Doch als das Konzert so geschmackvoll und souverän voranschreitet, merkt man plötzlich, daß Elvis diesmal alles will. Mit „Radio Sweetheart“ blickt er kurz und ironisch auf die Anfänge zurück, beim ausladenden „God’s Comic“ veralbert er Gott und Presley und macht Spaße, die zu Lasten der Grandezza gehen. Dabei sind gerade die Stücke des bei Fans eher ungeliebten Albums „Spike“ großartig: ein subtiles, konzentriertes „Pads, Paws And Claws“, eine kraftvolle „Veronica“. Und dazwischen erklingt ganz unprätentiös die ewige „Alison“. Elvis schmeißt sich in die Lieder, als gäbe es kein Morgen.

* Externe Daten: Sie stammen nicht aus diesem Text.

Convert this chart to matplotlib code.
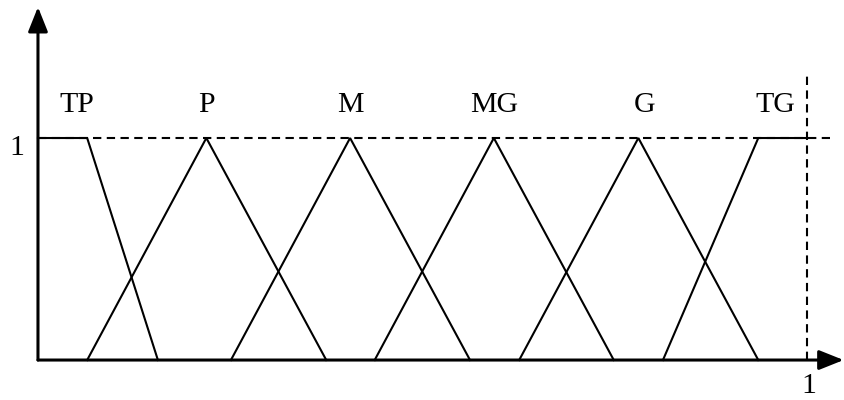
import matplotlib.pyplot as plt

# fuzzy sets: (name, x points, membership points)
names = ["TP", "P", "M", "MG", "G", "TG"]
xs = [
    [0.0, 0.064, 0.156],
    [0.064, 0.219, 0.375],
    [0.251, 0.406, 0.562],
    [0.438, 0.593, 0.749],
    [0.626, 0.781, 0.937],
    [0.813, 0.937, 1.0],
]
ys = [
    [1, 1, 0],
    [0, 1, 0],
    [0, 1, 0],
    [0, 1, 0],
    [0, 1, 0],
    [0, 1, 1],
]
label_x = [0.051, 0.219, 0.406, 0.593, 0.789, 0.959]

plt.rcParams['font.family'] = ['Liberation Serif', 'DejaVu Serif']

fig = plt.figure(figsize=(8.44, 4.0), dpi=100)
ax = fig.add_axes([0, 0, 1, 1])
ax.set_xlim(-0.0494, 1.0485)
ax.set_ylim(-0.180, 1.6216)
ax.axis('off')

# axes with arrows
arrow = dict(arrowstyle='-|>,head_length=0.75,head_width=0.3', lw=2.2,
             color='black', shrinkA=0, shrinkB=0, mutation_scale=20)
ax.annotate('', xy=(0, 1.59), xytext=(0, 0), arrowprops=arrow)
ax.annotate('', xy=(1.048, 0), xytext=(0, 0), arrowprops=arrow)

# dashed reference lines
ax.plot([0, 1.03], [1, 1], color='black', lw=1.5, dashes=(4, 2.6))
ax.plot([1, 1], [0, 1.297], color='black', lw=1.5, dashes=(4, 2.6))

for name, x, y, lx in zip(names, xs, ys, label_x):
    ax.plot(x, y, color='black', lw=1.5, solid_joinstyle='miter')
    ax.text(lx, 1.117, name, ha='center', va='baseline', fontsize=21.5)

ax.text(-0.027, 0.955, "1", ha='center', va='center', fontsize=21.5)
ax.text(1.003, -0.115, "1", ha='center', va='center', fontsize=21.5)

fig.savefig("out.png", dpi=100)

Das hätte natürlich gereicht. Aber jetzt beginnt das unheimliche, das erschütternde Finale: Elvis blutet bei „In The Darkest Place“ und dekonstruiert „Watching The Detectives“ an der elektrischen Gitarre, zerrt und verlangsamt, Nieve hämmert dunkle Akkorde wie in „Pills And Soap“. Danach zelebriert das Duo „I Want You“ in einer Weise, die schaudern macht und das Publikum von den Sitzen springen läßt. Sogar das sonst nie im Konzert zu hörende „Shipbuilding“ wird zum Triumph. Elvis, um keinen gewagten Effekt verlegen, singt das Ende ohne Mikrophon und stolpert bebend. „Red Shoes“ und „I Still Have That Other Girl“ finden schließlich in einer Mischung aus Verzückung und Andacht statt. Auf der Bühne schüttelt man sich die Hände wie nach einem gelungenen Deal.
Costello hatte es vor zehn Jahren prophezeit: Er ist unser beloved entertainer.